25th June 2004 at 01:00
Video Art

Michael Rush

Thames and Hudson, pound;28

Writing on the Wall: Word and Image in Modern Art

Simon Morley

Thames and Hudson, pound;29.95

It's a key time for video art: Bill Viola's work, "The Passions", recently received a showing at the National Gallery, and a video artist, Willie Doherty, was short-listed for the Turner Prize last year. Video Art looks back and towards the future, too, suggesting that video is already being subsumed into digital art.

As Michael Rush points out, video can be seen as one "filmic" medium, as just one medium from many that an artist chooses, or as a fascinating medium in its own right and the locus of a whole practice. Video Art sets out to suggest some possibilities and to offer a broad international overview of this art form spanning the last four decades of the 20th century. It discusses a large number of artists and is packed with colour images made up of video stills, sequences and installation views.

The wealth of visual material will be the major attraction of this book, although the accompanying text is accessible, with a clear language style and font. Inevitably, however, with such a broad survey, some depth is lost, but the notes and bibliography make it possible to follow-up an interest in a particular artist or work.

The use of text with images has a much longer history and Writing on the Wall addresses some of the complexities involved in bringing these two forms of communication together. It is a more academic study, as reflected in the text and comprehensive bibliography.
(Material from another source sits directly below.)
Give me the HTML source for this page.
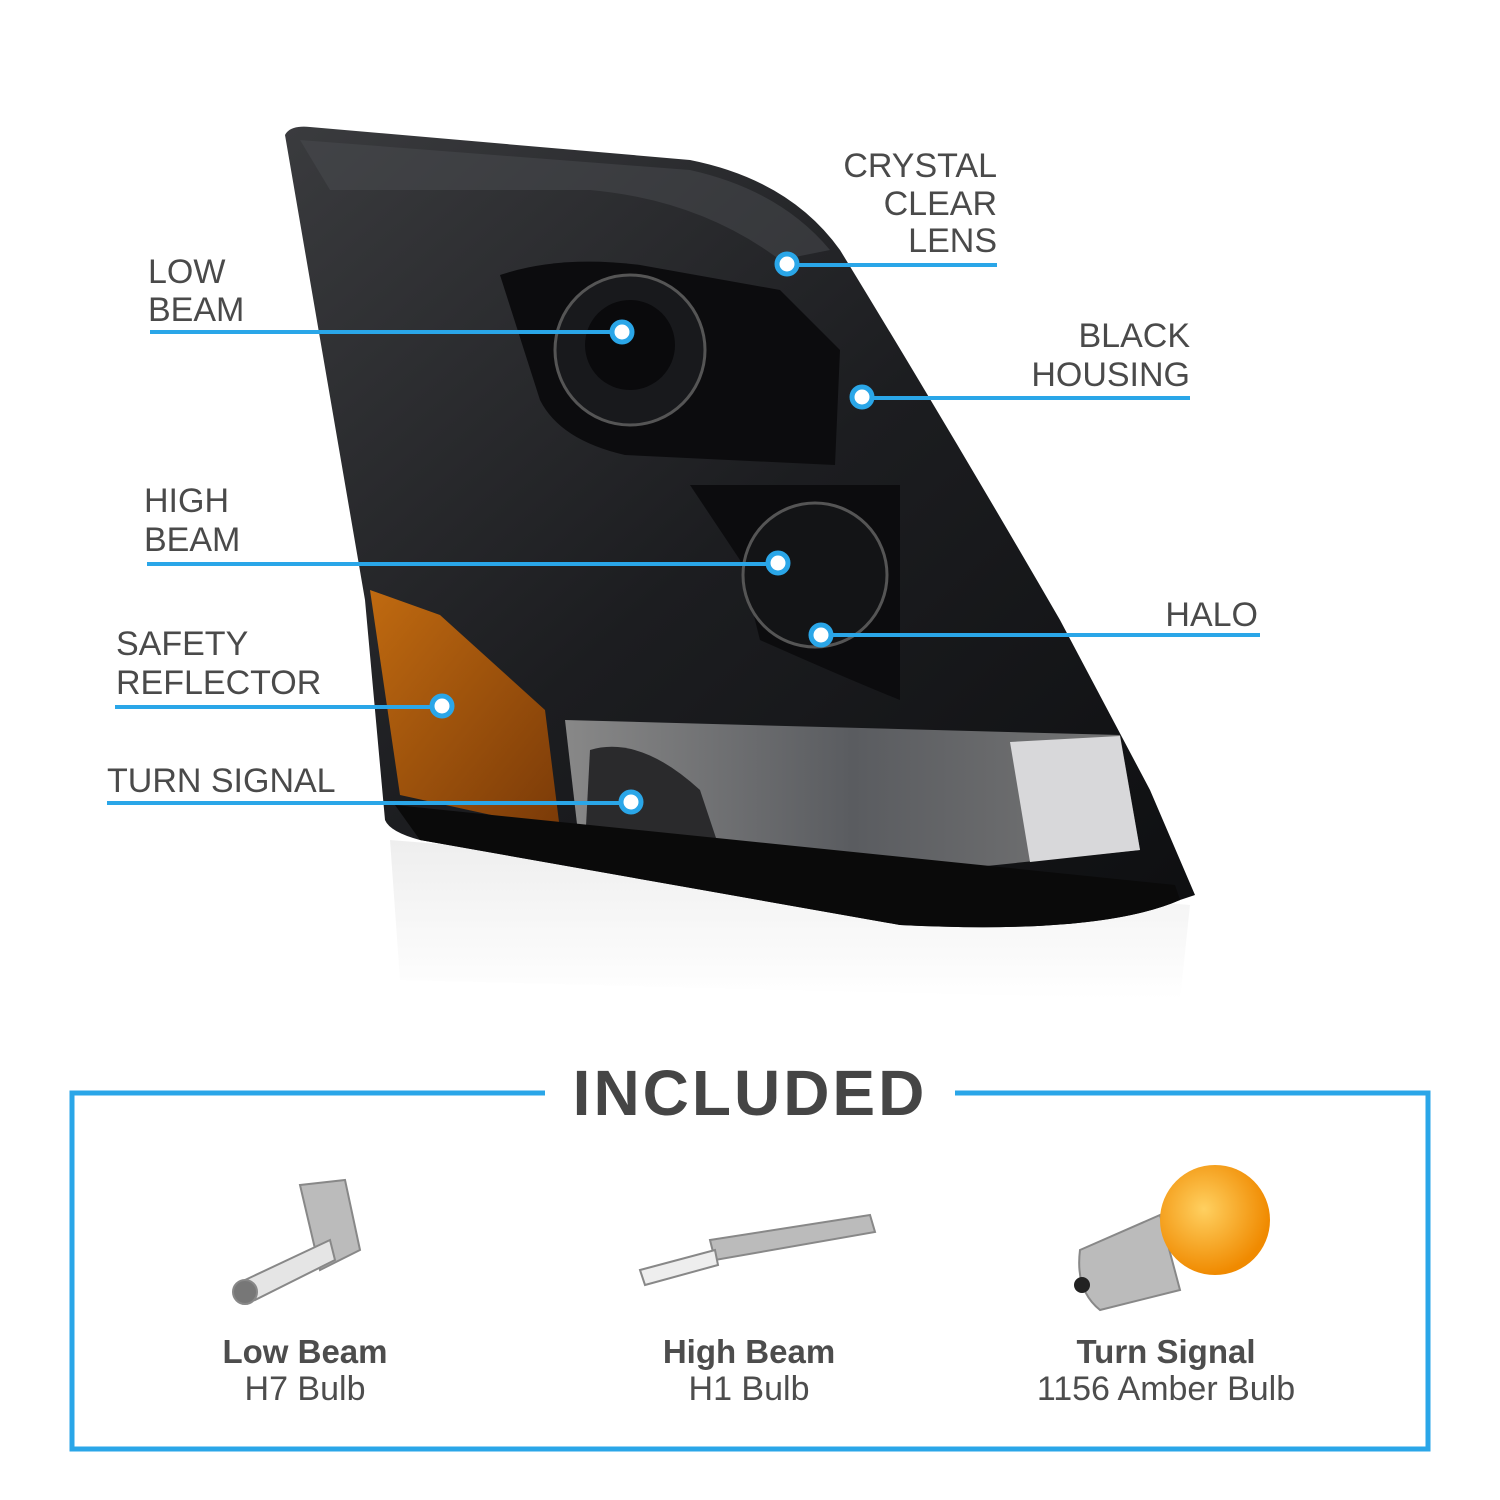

For the uninitiated, the language may be obscure and difficult, but the effort is be repaid by some stimulating and provocative ideas. Also international in scope, it concentrates mainly on the use of writing in different art movements from the Impressionists to the post-modern - eg words and newspapers collaged into Cubist paintings, graffiti art, Susan Hiller's automatic writing, even references to the way words are included in mediaeval painting. While much of the work is familiar, this selection makes one look again and reconsider.